If there was a bit more complexity, such as you wanted to match "magic", "majik', but not "Magic" or "Majik"; or you wanted to match "magic" followed by a space and then 1 word such as "... magic spoon" but not "...magic soup spoon", then I think RegEx would be a better way to go.
Any complex parsing where you are generating a lot of Objects would be better done with RegEx when you factor in both computing power, and brainpower it takes to generate the code for that purpose. If you have a RegEx guru handy, it's almost always worthwhile as the patterns can easily be tweaked to accommodate for business rule changes without major loop refactoring which would likely be needed if you used pure java to do some of the complex things RegEx does.
If your basic line ending is the same everytime, such as with "magic", then you are better of using endsWith.
However, if you have a line that has the same base, but can have multiple values, such as:
<string> <number> <string> <string> <number>
where the strings and numbers can be anything, you're better of using RegEx.
Your lines are always ending with a string, but you don't know what that string is.
If it's as simple as endsWith, startsWith or contains, then you should use these functions. If you are processing more "complex" strings and you want to extract information from these strings, then regexp/matchers can be used.
If you have something like "commandToRetrieve someNumericArgs someStringArgs someOptionalArgs" then regexp will ease your task a lot :)
I'd never use regexes in java if I have an easier way to do it, like in this case the endsWith method. Regexes in java are as ugly as they get, probably with the only exception of the match method on String.
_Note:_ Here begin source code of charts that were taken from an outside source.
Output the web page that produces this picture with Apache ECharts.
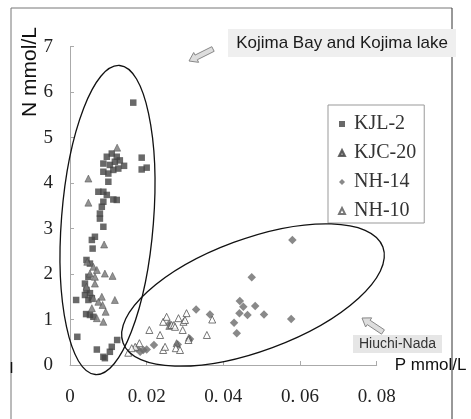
<!DOCTYPE html>
<html>
<head>
<meta charset="utf-8">
<script src="https://cdn.jsdelivr.net/npm/echarts@6/dist/echarts.min.js"></script>
<style>html,body{margin:0;padding:0;background:#fff}#c{width:471px;height:419px}</style>
</head>
<body>
<div id="c"></div>
<script>
// ---- data (P mmol/L, N mmol/L) ----
var seriesNames = ['KJL-2', 'KJC-20', 'NH-14', 'NH-10'];
var kjl2 = [
[0.0165,5.77],[0.0187,4.56],[0.0187,4.30],[0.0200,4.34],[0.0141,4.38],
[0.0096,4.58],[0.0109,4.65],[0.0122,4.58],[0.0087,4.43],[0.0104,4.40],[0.0117,4.47],[0.0130,4.50],
[0.0087,4.25],[0.0100,4.21],[0.0113,4.29],[0.0126,4.32],[0.0100,4.03],
[0.0074,3.81],[0.0087,3.81],[0.0096,3.74],[0.0122,3.63],[0.0113,3.64],[0.0087,3.59],[0.0083,3.48],
[0.0078,3.33],[0.0078,3.22],[0.0087,3.04],
[0.0065,2.82],[0.0057,2.75],[0.0059,2.56],
[0.0043,2.31],[0.0052,2.23],[0.0048,1.94],[0.0039,1.79],[0.0043,1.65],[0.0039,1.54],[0.0052,1.58],
[0.0057,1.47],[0.0048,1.43],[0.0016,1.43],
[0.0042,1.12],[0.0052,1.10],[0.0061,1.06],
[0.0019,0.62],[0.0070,0.34],[0.0087,0.18],[0.0091,0.15],[0.0109,0.40],[0.0104,0.29],[0.0123,0.55]
];
var kjc20 = [
[0.0048,4.10],[0.0048,3.57],[0.0123,4.78],[0.0089,2.65],
[0.0045,2.27],[0.0061,2.16],[0.0070,2.09],[0.0052,2.01],[0.0065,1.94],[0.0043,1.72],[0.0065,1.79],
[0.0091,2.01],[0.0111,1.96],[0.0083,1.50],[0.0061,1.47],[0.0074,1.39],[0.0085,1.32],[0.0093,1.17],
[0.0117,1.43],[0.0070,1.03],[0.0087,0.95],[0.0057,1.25],
[0.0310,0.60],[0.0278,0.48],[0.0259,0.86]
];
var nh14 = [
[0.0580,2.75],[0.0474,1.93],[0.0443,1.41],[0.0452,1.28],[0.0442,1.14],[0.0483,1.30],[0.0463,1.10],
[0.0506,1.11],[0.0577,1.01],[0.0428,0.93],[0.0435,0.70],
[0.0329,1.22],[0.0365,1.11],[0.0313,0.57],[0.0219,0.44],[0.0191,0.33],[0.0183,0.29],[0.0200,0.34],
[0.0174,0.37],[0.0281,0.45],[0.0259,0.90]
];
var nh10 = [
[0.0152,0.27],[0.0170,0.40],[0.0181,0.48],[0.0161,0.37],[0.0207,0.77],[0.0235,0.66],[0.0243,0.95],
[0.0252,1.06],[0.0265,0.88],[0.0283,1.03],[0.0296,0.95],[0.0304,1.14],[0.0294,0.77],[0.0271,0.88],
[0.0243,0.33],[0.0248,0.40],[0.0276,0.37],[0.0287,0.33],[0.0357,0.66],[0.0371,1.00],[0.0309,0.55],
[0.0300,0.99],[0.0274,0.84]
];
var xTicks = {min: 0, max: 0.08, interval: 0.02};
var yTicks = {min: 0, max: 7, interval: 1};

// ---- annotation helpers ----
function arrow(tx, ty, hx, hy) {
  var dx = hx - tx, dy = hy - ty, L = Math.sqrt(dx*dx + dy*dy);
  var ux = dx / L, uy = dy / L, nx = -uy, ny = ux;
  var w1 = 2.6, w2 = 5.5, hl = 8;
  var kx = hx - ux*hl, ky = hy - uy*hl;
  return [
    [tx + nx*w1, ty + ny*w1], [kx + nx*w1, ky + ny*w1], [kx + nx*w2, ky + ny*w2],
    [hx, hy], [kx - nx*w2, ky - ny*w2], [kx - nx*w1, ky - ny*w1], [tx - nx*w1, ty - ny*w1]
  ];
}
var serif = '"Liberation Serif", "DejaVu Serif", serif';
var sans = '"Liberation Sans", Arial, sans-serif';

var chart = echarts.init(document.getElementById('c'), null, {renderer: 'canvas'});
chart.setOption({
  animation: false,
  backgroundColor: '#fff',
  grid: {left: 70, top: 46.7, right: 94.3, bottom: 54},
  legend: {
    orient: 'vertical', left: 328, top: 105,
    data: seriesNames,
    borderColor: '#999', borderWidth: 1,
    padding: [9, 8, 2, 10],
    itemWidth: 6, itemHeight: 6, itemGap: 9,
    textStyle: {fontFamily: serif, fontSize: 20, color: '#333', lineHeight: 20, padding: [0, 0, 0, 4]}
  },
  xAxis: {
    type: 'value', min: xTicks.min, max: xTicks.max, interval: xTicks.interval,
    name: 'P mmol/L', nameLocation: 'end', nameGap: 18,
    nameTextStyle: {fontFamily: sans, fontSize: 17, color: '#111', padding: [12, 0, 0, 0], verticalAlign: 'middle'},
    axisLine: {lineStyle: {color: '#aaa', width: 1}},
    axisTick: {inside: true, length: 4, lineStyle: {color: '#aaa'}},
    splitLine: {show: false},
    axisLabel: {margin: 23, fontFamily: serif, fontSize: 19, color: '#222',
      formatter: function (v) { return v === 0 ? '0' : v.toFixed(2).replace('.', '. '); }}
  },
  yAxis: {
    type: 'value', min: yTicks.min, max: yTicks.max, interval: yTicks.interval,
    axisLine: {show: true, lineStyle: {color: '#aaa', width: 1}},
    axisTick: {show: true, inside: true, length: 4, lineStyle: {color: '#aaa'}},
    splitLine: {show: false},
    axisLabel: {margin: 17, fontFamily: serif, fontSize: 19, color: '#222'}
  },
  series: [
    {name: 'KJL-2', type: 'scatter', data: kjl2, symbol: 'rect', symbolSize: 6.5,
     itemStyle: {color: '#444'}, z: 3},
    {name: 'KJC-20', type: 'scatter', data: kjc20, symbol: 'triangle', symbolSize: 7,
     itemStyle: {color: '#777', borderColor: '#444', borderWidth: 0.6}, z: 4},
    {name: 'NH-14', type: 'scatter', data: nh14, symbol: 'diamond', symbolSize: 8.5,
     itemStyle: {color: '#6c6c6c'}, z: 3},
    {name: 'NH-10', type: 'scatter', data: nh10, symbol: 'triangle', symbolSize: 7,
     itemStyle: {color: '#fff', borderColor: '#555', borderWidth: 1}, z: 4}
  ],
  graphic: [
    // ellipses
    {type: 'ellipse', shape: {cx: 0, cy: 0, rx: 46, ry: 155}, x: 107.5, y: 220,
     rotation: -4.5 * Math.PI / 180, style: {fill: 'none', stroke: '#111', lineWidth: 1.3}, z: 10},
    {type: 'ellipse', shape: {cx: 0, cy: 0, rx: 138.5, ry: 56}, x: 253, y: 295,
     rotation: 20.3 * Math.PI / 180, style: {fill: 'none', stroke: '#111', lineWidth: 1.3}, z: 10},
    // frame
    {type: 'line', shape: {x1: 11, y1: 8, x2: 452, y2: 8}, style: {stroke: '#777', lineWidth: 1}, z: 20},
    {type: 'line', shape: {x1: 11, y1: 8, x2: 11, y2: 419}, style: {stroke: '#777', lineWidth: 1}, z: 20},
    {type: 'line', shape: {x1: 11.5, y1: 362, x2: 11.5, y2: 373}, style: {stroke: '#111', lineWidth: 1.5}, z: 21},
    {type: 'line', shape: {x1: 452, y1: 8, x2: 452, y2: 419}, style: {stroke: '#333', lineWidth: 1}, z: 20},
    // top annotation
    {type: 'rect', shape: {x: 228, y: 29, width: 228, height: 28}, style: {fill: '#efefef'}, z: 22},
    {type: 'text', x: 342, y: 43, style: {text: 'Kojima Bay and Kojima lake', font: '17px ' + sans,
      fill: '#1a1a1a', align: 'center', verticalAlign: 'middle'}, z: 23},
    {type: 'polygon', shape: {points: arrow(213, 49, 189, 61)}, style: {fill: '#ddd', stroke: '#888', lineWidth: 1}, z: 22},
    // bottom annotation
    {type: 'rect', shape: {x: 353, y: 335, width: 89, height: 18}, style: {fill: '#e6e6e6'}, z: 22},
    {type: 'text', x: 397.5, y: 344, style: {text: 'Hiuchi-Nada', font: '14px ' + sans,
      fill: '#333', align: 'center', verticalAlign: 'middle'}, z: 23},
    {type: 'polygon', shape: {points: arrow(383, 332, 362, 318)}, style: {fill: '#ddd', stroke: '#888', lineWidth: 1}, z: 22},
    // y axis name
    {type: 'text', x: 30, y: 72, rotation: Math.PI / 2, style: {text: 'N mmol/L', font: '21px ' + sans,
      fill: '#111', align: 'center', verticalAlign: 'middle'}, z: 23}
  ]
});
</script>
</body>
</html>
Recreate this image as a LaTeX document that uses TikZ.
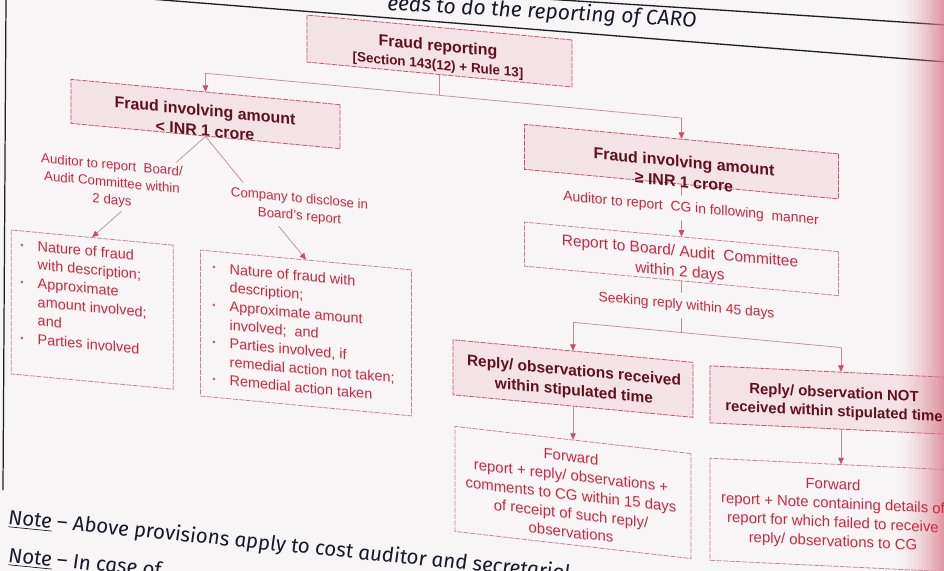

Usually avoiding regexes makes your core more readable and easier for other programmers. The opposite is true, complex regexes might confuse even the most experience hackers out there.
As for performance concerns: just profile. Specially in java.
If you are familiar with how regexp works you will soon find that a lot of problems are easily solved by using regexp.
Personally I look to using java String operations if that is easy, but if you start splitting strings and doing substring on those again, I'd start thinking in regular expressions.
And again, if you use regular expressions, why stop at lines. By configuring your regexp you can easily read entire files in one regular expression (Pattern.DOTALL as parameter to the Pattern.compile and your regexp don't end in the newlines). I'd combine this with Apache Commons IOUtils.toString() methods and you got something very powerful to do quick stuff with.
I would even bring out a regular expression to parse some xml if needed. (For instance in a unit test, where I want to check that some elements are present in the xml).
For instance, from some unit test of mine:
Pattern pattern = Pattern.compile(
"<Monitor caption=\"(.+?)\".*?category=\"(.+?)\".*?>"
+ ".*?<Summary.*?>.+?</Summary>"
+ ".*?<Configuration.*?>(.+?)</Configuration>"
+ ".*?<CfgData.*?>(.+?)</CfgData>", Pattern.DOTALL);
which will match all segments in this xml and pick out some segments that I want to do some sub matching on.
I would suggest using a regular expression when you know the format of an input but you are not necessarily sure on the value (or possible value(s)) of the formatted input.
What I'm saying, if you have an input all ending with, in your case, "magic" then String.endsWith() works fine (seeing you know that your possible input value will end with "magic").
If you have a format e.g a RFC 5322 message format, one cannot clearly say that all email address can end with a .com, hence you can create a regular expression that conforms to the RFC 5322 standard for verification.
In a nutshell, if you know a format structure of your input data but don't know exactly what values (or possible values) you can receive, use regular expressions for validation.
There's a saying that goes:
Some people, when confronted with a problem, think "I know, I'll use regular expressions." Now they have two problems. (link).
For a simple test, I'd proceed exactly like you've done. If you find that it's getting more complicated, then I'd consider Regular Expressions only if there isn't another way.